Single by Suede

from the album Head Music
- Released: 6 September 1999
- Length: 4:41
- Label: Nude
- Songwriters: Brett Anderson, Richard Oakes
- Producers: Steve Osborne, Suede

Suede singles chronology
| "She's in Fashion" (1999) | "Everything Will Flow" (1999) | "Can't Get Enough" (1999) |

= Everything Will Flow =

1999 single by Suede

"Everything Will Flow" is the third single from English rock band Suede's fourth studio album, Head Music (1999), released on 6 September 1999 through Nude Records. It was the first single of the band not to reach the top 20 since 1995's "New Generation". It was the second and final song by the group to chart in the US, peaking at number 28 on the Hot Dance Music/Club Play chart in 1999. Elsewhere, the song reached number 20 in Finland and number 55 in Sweden.

==Background==
"Everything Will Flow" and "Leaving" were produced by Steve Osborne, "Weight of the World" was recorded by Miti Adhikari while "Crackhead" and "Seascape" were produced by Suede. The b-side "Weight of the World" on CD1 features keyboardist Neil Codling on lead vocals and the b-side "Seascape" on CD2 is an instrumental.

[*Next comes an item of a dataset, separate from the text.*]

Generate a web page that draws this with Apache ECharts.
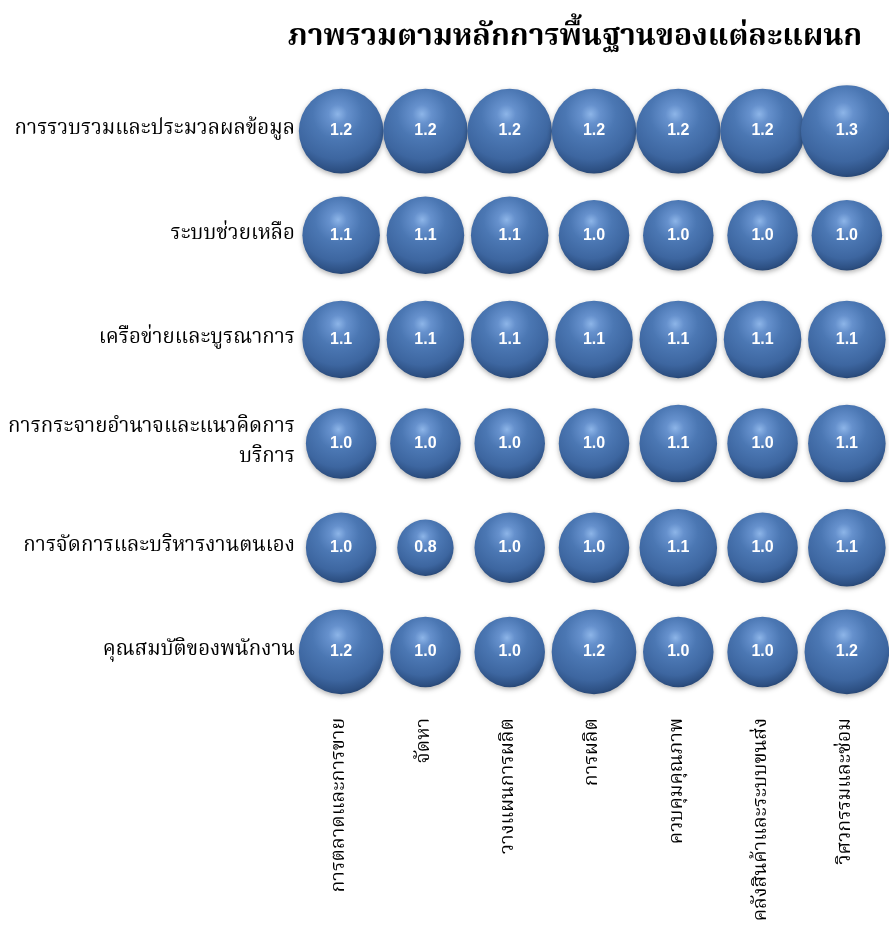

The video for the title song was directed by Howard Greenhalgh, and is another big budget video by the band. Though visually appealing with CGI water "flowing" throughout people, the band considers it a failure because they believe it resembles a bad television advertisement.

==Reception==
Critics felt the song sounded similar to previous Suede songs. Leon McDermott of The List felt the song had a "nice chorus" but the song sounded like "nothing more than 'Stay Together' with more violins." Select felt it was a "slightly blander take on 'Saturday Night' with Brett's vocal mannerisms pushing him ever closer to Anthony Newley." Music Week called it "the shadier cousin of 'She's in Fashion', with a similar synthesized string refrain and distinctive lyrical Brett-isms."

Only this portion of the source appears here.